Saya menulis ini dengan mata setengah mengantuk dan pikiran yang entah ke mana. Saya benar-benar ingin tidur namun kepala saya menolak. Ia, si kepala, memerintah saya dengan seenaknya untuk menulis di blog ini. Tentang apa saja, katanya. Sungguh menyebalkan.

Saya ceritakan saja tentang beberapa hal yang terjadi belakangan ini ya? Semoga ada manfaatnya untuk yang membaca. Kalaupun Anda ragu, atau takut-takut kalau waktu Anda terbuang percuma, berhentilah membaca di baris ini. Saya janji tidak akan tersinggung. Percayalah, saya pun tak akan semurah hati itu menyerahkan waktu-waktu saya yang berharga untuk membaca postingan orang setengah mengantuk.

*

Kemarin Bapak menelpon saya pukul 20.30. Telpon-telpon yang masuk di jam-jam tidak umum seperti ini selalu membuat saya panik. Kenapa tidak umum? Karena Bapak jarang menelpon lepas pukul delapan malam. Dan sepanjang yang saya tahu, telpon-telpon di jam-jam tidak umum ini biasanya berujung dengan kabar-kabar yang buruk. Itulah mengapa saya terdiam sejenak sebelum mengucap kata, "Halo?"

Suara Bapak terlantun ceria seperti biasanya dan itu kurang lebih membuat saya mereka indikasi-indikasi dini bahwa berita yang akan disampaikan setelahnya tidak akan terlalu buruk. Setidaknya mereka tidak akan bersinggungan dengan kata  'kecelakaan' atau 'kematian'. Gelombang panik itu pun surut.

Bapak bercerita, Bapak akhir-akhir ini sedang sedih dan kalut. Pasalnya adik laki-laki saya yang sekarang kelas 3 SMP ternyata jarang belajar dan sukanya main. Bapak bingung bukan buatan. Saya yang  dicurhatin pun ikut sedih. Saya tidak suka melihat Bapak pusing. 

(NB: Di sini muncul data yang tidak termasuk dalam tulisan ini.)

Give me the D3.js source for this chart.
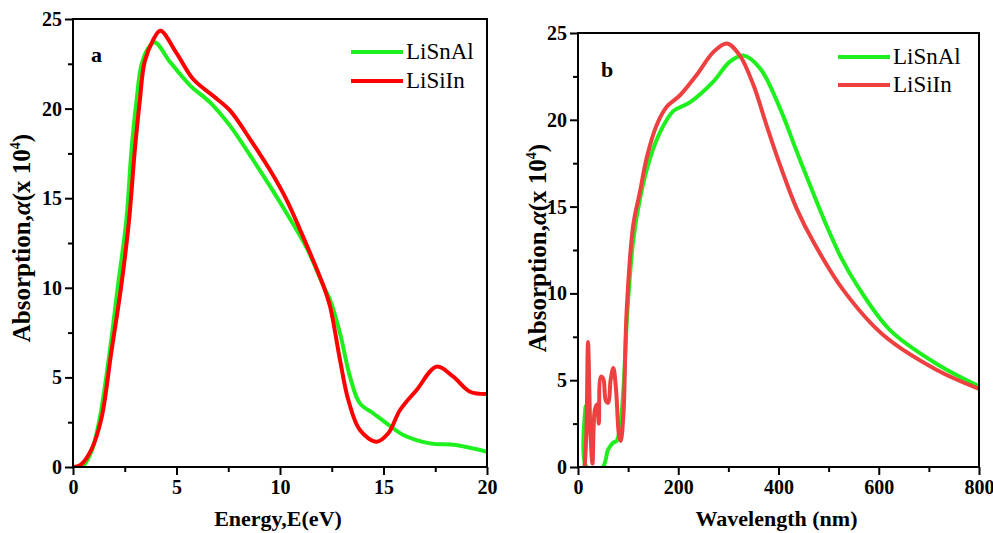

Dalam sesi curhatan-anak-Bapak ini, saya memberi Bapak beberapa saran. Saya tidak yakin saran-saran kepunyaan saya itu manjur untuk diterapkan. Pasalnya saya tidak mengenal betul bagaimana adik saya tumbuh. Saya hanya mengenalnya sebagai anak laki-laki berseragam SD dan bermuka cemong. Membayangkan ia tumbuh menjadi bujang saja rasanya terdengar begitu janggal.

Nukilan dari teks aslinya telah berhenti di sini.